> _Task to complete_: Leaving out the pictures, retype the lines from the beginning of the listing through the line containing "0.783, 0.858, 0.905];".

> _Provided material_:

++++++++

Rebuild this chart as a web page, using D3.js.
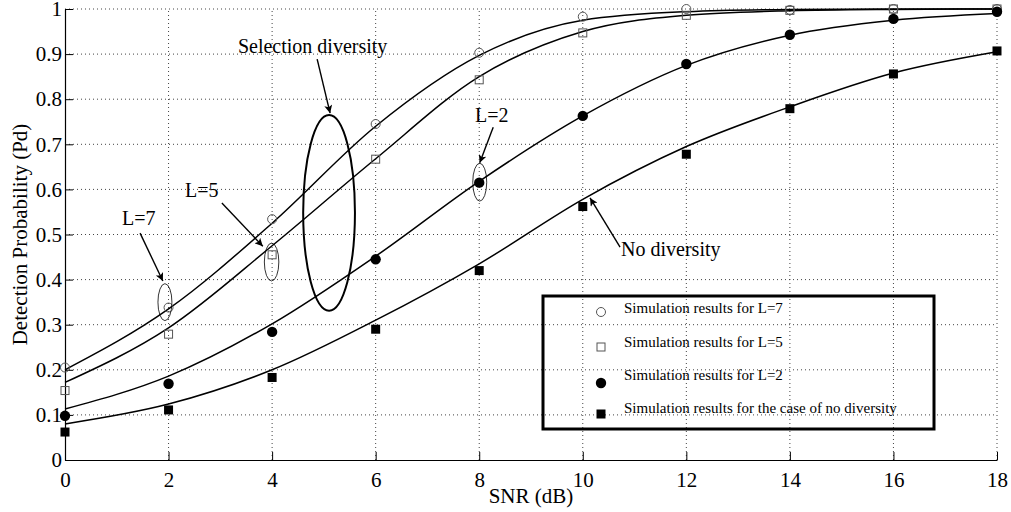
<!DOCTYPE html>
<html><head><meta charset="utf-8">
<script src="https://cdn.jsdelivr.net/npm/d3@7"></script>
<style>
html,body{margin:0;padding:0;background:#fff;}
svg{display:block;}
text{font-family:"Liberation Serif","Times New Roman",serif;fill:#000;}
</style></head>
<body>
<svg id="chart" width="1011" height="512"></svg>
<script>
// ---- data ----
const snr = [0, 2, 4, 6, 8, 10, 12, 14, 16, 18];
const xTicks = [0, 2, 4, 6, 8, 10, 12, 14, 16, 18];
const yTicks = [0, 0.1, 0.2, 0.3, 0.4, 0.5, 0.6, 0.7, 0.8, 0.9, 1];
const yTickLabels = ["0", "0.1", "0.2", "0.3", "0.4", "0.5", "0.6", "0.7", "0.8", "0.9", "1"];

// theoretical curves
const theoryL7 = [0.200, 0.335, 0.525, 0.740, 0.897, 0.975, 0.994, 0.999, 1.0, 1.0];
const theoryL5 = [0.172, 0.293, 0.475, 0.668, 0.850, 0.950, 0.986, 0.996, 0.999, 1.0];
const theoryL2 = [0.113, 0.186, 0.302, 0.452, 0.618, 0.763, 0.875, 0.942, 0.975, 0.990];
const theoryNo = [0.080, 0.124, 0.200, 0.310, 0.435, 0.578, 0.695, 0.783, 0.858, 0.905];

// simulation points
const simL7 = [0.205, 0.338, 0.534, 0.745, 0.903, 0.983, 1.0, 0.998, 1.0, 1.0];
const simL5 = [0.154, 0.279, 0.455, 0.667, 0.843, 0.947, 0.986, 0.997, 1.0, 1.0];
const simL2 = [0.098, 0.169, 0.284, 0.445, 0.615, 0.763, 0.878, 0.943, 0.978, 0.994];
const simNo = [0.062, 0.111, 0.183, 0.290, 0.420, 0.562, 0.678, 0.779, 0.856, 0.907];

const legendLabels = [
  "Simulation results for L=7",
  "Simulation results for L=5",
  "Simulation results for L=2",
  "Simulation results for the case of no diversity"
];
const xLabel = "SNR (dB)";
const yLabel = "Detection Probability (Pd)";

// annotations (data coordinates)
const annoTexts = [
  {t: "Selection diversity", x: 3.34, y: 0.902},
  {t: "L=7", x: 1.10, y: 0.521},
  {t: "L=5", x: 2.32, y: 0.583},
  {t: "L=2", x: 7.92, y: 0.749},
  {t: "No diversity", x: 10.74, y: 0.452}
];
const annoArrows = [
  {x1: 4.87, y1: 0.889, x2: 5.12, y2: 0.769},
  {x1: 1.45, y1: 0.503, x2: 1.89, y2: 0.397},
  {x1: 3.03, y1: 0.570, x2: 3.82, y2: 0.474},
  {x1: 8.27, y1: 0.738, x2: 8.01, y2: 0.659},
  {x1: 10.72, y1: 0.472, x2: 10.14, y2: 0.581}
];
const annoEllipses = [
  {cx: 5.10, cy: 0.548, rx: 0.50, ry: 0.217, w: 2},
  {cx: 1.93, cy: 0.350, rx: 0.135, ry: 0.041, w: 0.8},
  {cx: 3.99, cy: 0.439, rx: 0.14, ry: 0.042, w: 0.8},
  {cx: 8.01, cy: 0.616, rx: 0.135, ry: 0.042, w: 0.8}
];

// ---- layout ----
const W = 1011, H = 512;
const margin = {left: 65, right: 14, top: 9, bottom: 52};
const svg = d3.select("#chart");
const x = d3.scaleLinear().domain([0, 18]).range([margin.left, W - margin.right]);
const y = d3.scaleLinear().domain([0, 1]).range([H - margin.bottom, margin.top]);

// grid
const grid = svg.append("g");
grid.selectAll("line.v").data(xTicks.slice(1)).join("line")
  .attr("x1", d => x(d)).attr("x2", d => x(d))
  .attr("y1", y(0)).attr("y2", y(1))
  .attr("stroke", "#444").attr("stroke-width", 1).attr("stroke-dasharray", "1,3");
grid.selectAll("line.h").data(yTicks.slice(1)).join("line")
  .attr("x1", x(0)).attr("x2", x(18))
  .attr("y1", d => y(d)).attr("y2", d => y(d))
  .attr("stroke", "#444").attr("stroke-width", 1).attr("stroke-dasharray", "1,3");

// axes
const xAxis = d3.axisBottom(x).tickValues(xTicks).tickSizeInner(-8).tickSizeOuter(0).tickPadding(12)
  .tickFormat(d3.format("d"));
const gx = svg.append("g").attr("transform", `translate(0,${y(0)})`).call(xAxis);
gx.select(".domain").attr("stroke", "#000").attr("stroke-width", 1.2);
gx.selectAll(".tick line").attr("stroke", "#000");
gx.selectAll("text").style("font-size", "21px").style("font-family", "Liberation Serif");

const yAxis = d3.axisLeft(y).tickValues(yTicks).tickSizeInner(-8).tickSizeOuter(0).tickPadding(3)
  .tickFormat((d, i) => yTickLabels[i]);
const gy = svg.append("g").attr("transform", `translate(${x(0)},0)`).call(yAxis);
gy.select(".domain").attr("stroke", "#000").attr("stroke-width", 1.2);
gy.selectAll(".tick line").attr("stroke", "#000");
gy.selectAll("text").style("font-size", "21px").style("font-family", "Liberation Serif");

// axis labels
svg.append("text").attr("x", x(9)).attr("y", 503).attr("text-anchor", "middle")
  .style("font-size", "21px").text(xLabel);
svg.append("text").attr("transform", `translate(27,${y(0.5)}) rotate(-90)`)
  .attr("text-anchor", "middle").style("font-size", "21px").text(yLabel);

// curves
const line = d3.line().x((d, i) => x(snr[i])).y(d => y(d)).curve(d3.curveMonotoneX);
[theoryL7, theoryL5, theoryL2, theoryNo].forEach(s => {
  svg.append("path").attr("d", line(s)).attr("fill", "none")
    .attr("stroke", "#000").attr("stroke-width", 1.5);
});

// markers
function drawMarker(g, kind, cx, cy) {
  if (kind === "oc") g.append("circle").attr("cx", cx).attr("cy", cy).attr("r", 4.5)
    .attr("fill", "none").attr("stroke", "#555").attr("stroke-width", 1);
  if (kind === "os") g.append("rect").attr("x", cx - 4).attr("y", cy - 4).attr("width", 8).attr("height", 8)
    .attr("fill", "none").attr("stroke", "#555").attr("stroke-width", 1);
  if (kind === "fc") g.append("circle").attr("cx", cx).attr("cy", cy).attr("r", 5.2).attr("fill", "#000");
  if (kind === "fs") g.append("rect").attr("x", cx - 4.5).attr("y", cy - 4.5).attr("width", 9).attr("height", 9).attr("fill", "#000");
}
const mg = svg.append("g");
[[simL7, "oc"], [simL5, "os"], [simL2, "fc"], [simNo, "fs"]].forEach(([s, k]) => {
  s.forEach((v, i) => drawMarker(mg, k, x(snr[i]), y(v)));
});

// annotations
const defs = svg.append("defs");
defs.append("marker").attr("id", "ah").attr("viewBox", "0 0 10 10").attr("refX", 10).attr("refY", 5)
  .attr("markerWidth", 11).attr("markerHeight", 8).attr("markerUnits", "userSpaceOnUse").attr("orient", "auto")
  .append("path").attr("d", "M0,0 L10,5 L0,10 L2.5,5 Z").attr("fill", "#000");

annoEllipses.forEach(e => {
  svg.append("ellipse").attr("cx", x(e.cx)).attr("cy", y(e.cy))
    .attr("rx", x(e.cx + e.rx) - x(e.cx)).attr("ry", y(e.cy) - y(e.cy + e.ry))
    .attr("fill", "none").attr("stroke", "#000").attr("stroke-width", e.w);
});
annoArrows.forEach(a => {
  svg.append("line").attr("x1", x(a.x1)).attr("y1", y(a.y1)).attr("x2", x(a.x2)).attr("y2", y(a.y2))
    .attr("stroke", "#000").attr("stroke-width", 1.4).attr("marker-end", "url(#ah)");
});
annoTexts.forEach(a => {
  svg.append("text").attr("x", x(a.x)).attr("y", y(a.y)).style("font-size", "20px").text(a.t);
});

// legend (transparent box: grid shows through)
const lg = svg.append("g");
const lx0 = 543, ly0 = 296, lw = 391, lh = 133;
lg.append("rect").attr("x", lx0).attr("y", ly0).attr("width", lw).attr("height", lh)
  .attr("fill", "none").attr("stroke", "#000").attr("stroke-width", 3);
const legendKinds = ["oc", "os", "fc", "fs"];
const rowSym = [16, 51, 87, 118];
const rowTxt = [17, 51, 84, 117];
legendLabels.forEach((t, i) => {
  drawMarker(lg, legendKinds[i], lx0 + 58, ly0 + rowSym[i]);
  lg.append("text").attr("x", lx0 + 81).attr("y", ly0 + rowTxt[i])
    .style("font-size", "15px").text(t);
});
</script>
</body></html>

++++++++

> _Response to this exercise_:
Rebuild this chart as a web page, using D3.js.
<!DOCTYPE html>
<html><head><meta charset="utf-8">
<script src="https://cdn.jsdelivr.net/npm/d3@7"></script>
<style>
html,body{margin:0;padding:0;background:#fff;}
svg{display:block;}
text{font-family:"Liberation Serif","Times New Roman",serif;fill:#000;}
</style></head>
<body>
<svg id="chart" width="1011" height="512"></svg>
<script>
// ---- data ----
const snr = [0, 2, 4, 6, 8, 10, 12, 14, 16, 18];
const xTicks = [0, 2, 4, 6, 8, 10, 12, 14, 16, 18];
const yTicks = [0, 0.1, 0.2, 0.3, 0.4, 0.5, 0.6, 0.7, 0.8, 0.9, 1];
const yTickLabels = ["0", "0.1", "0.2", "0.3", "0.4", "0.5", "0.6", "0.7", "0.8", "0.9", "1"];

// theoretical curves
const theoryL7 = [0.200, 0.335, 0.525, 0.740, 0.897, 0.975, 0.994, 0.999, 1.0, 1.0];
const theoryL5 = [0.172, 0.293, 0.475, 0.668, 0.850, 0.950, 0.986, 0.996, 0.999, 1.0];
const theoryL2 = [0.113, 0.186, 0.302, 0.452, 0.618, 0.763, 0.875, 0.942, 0.975, 0.990];
const theoryNo = [0.080, 0.124, 0.200, 0.310, 0.435, 0.578, 0.695, 0.783, 0.858, 0.905];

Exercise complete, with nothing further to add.